§ **EXTRACTED INFORMATION**

----

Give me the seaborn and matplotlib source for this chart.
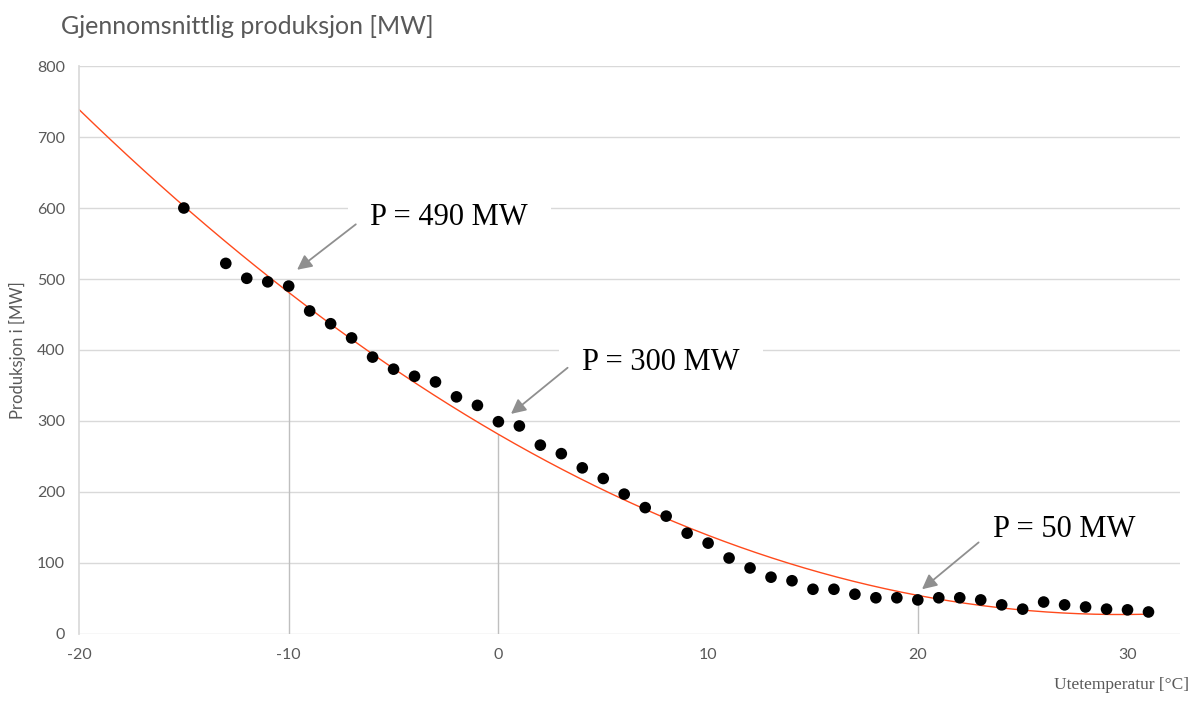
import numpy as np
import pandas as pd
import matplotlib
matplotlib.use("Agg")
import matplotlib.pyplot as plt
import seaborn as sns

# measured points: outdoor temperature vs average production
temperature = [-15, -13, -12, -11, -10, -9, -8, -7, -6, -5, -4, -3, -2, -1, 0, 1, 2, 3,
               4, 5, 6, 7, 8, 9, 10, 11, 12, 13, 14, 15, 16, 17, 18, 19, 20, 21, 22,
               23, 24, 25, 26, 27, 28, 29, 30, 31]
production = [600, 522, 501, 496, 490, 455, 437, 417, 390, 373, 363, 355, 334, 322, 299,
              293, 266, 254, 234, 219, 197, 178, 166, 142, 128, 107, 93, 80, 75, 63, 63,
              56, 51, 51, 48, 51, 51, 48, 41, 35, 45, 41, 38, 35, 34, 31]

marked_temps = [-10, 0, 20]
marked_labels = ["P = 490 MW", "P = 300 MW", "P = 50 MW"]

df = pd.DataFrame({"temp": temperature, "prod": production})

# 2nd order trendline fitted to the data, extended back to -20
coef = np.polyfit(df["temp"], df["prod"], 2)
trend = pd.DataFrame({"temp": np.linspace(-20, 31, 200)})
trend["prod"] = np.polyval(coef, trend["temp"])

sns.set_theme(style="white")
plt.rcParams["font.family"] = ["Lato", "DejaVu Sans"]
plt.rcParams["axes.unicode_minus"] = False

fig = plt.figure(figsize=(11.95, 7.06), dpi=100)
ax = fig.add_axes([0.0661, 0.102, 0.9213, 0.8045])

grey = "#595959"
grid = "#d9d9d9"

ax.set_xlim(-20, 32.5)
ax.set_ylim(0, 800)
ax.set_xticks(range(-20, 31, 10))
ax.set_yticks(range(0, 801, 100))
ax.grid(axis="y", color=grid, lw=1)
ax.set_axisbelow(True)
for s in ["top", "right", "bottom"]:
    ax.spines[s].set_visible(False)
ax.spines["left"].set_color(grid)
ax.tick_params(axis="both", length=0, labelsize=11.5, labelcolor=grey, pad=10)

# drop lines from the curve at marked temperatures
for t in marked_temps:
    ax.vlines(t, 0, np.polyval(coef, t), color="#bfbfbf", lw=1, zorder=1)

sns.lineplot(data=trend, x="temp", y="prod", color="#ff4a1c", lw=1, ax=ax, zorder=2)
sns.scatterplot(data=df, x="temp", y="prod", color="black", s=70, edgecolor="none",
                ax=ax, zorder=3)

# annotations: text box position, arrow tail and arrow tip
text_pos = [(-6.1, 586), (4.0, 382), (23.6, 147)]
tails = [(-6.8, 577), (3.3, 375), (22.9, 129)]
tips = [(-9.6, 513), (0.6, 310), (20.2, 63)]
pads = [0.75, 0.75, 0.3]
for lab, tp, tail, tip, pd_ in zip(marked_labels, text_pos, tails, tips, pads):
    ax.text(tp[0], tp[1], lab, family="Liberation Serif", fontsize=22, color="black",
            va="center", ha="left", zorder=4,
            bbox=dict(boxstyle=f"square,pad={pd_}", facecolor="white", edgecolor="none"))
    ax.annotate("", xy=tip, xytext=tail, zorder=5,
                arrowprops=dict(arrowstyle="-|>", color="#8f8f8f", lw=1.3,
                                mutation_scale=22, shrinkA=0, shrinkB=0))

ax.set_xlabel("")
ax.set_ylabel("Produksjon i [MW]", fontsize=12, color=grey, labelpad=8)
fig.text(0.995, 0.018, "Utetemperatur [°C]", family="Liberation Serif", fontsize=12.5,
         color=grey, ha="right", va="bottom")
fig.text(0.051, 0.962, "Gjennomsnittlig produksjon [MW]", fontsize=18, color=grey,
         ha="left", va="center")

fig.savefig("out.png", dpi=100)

----

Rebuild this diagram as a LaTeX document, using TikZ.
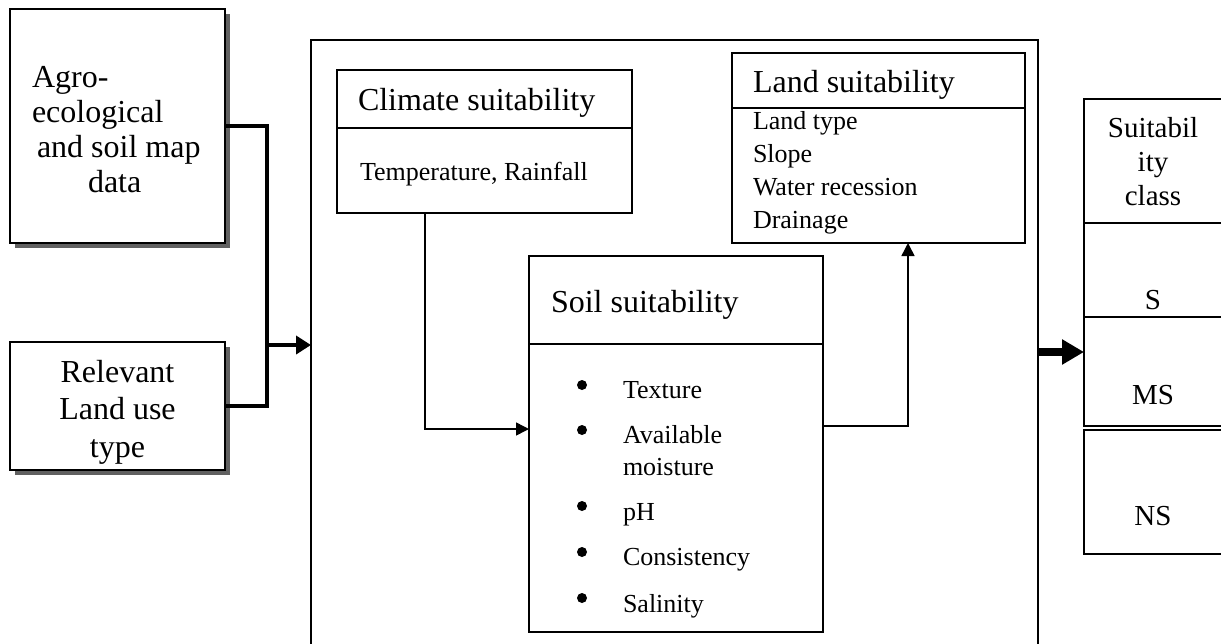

----

§ **DIRECTIVE**
Pull out only the lines from the one with "Give me the" up to and including the one with "labelsize=11.5, labelcolor=grey, pad=10)", and drop any pictures along the way.

§ **REPLY TO THE EXERCISE**
Give me the seaborn and matplotlib source for this chart.
import numpy as np
import pandas as pd
import matplotlib
matplotlib.use("Agg")
import matplotlib.pyplot as plt
import seaborn as sns

# measured points: outdoor temperature vs average production
temperature = [-15, -13, -12, -11, -10, -9, -8, -7, -6, -5, -4, -3, -2, -1, 0, 1, 2, 3,
               4, 5, 6, 7, 8, 9, 10, 11, 12, 13, 14, 15, 16, 17, 18, 19, 20, 21, 22,
               23, 24, 25, 26, 27, 28, 29, 30, 31]
production = [600, 522, 501, 496, 490, 455, 437, 417, 390, 373, 363, 355, 334, 322, 299,
              293, 266, 254, 234, 219, 197, 178, 166, 142, 128, 107, 93, 80, 75, 63, 63,
              56, 51, 51, 48, 51, 51, 48, 41, 35, 45, 41, 38, 35, 34, 31]

marked_temps = [-10, 0, 20]
marked_labels = ["P = 490 MW", "P = 300 MW", "P = 50 MW"]

df = pd.DataFrame({"temp": temperature, "prod": production})

# 2nd order trendline fitted to the data, extended back to -20
coef = np.polyfit(df["temp"], df["prod"], 2)
trend = pd.DataFrame({"temp": np.linspace(-20, 31, 200)})
trend["prod"] = np.polyval(coef, trend["temp"])

sns.set_theme(style="white")
plt.rcParams["font.family"] = ["Lato", "DejaVu Sans"]
plt.rcParams["axes.unicode_minus"] = False

fig = plt.figure(figsize=(11.95, 7.06), dpi=100)
ax = fig.add_axes([0.0661, 0.102, 0.9213, 0.8045])

grey = "#595959"
grid = "#d9d9d9"

ax.set_xlim(-20, 32.5)
ax.set_ylim(0, 800)
ax.set_xticks(range(-20, 31, 10))
ax.set_yticks(range(0, 801, 100))
ax.grid(axis="y", color=grid, lw=1)
ax.set_axisbelow(True)
for s in ["top", "right", "bottom"]:
    ax.spines[s].set_visible(False)
ax.spines["left"].set_color(grid)
ax.tick_params(axis="both", length=0, labelsize=11.5, labelcolor=grey, pad=10)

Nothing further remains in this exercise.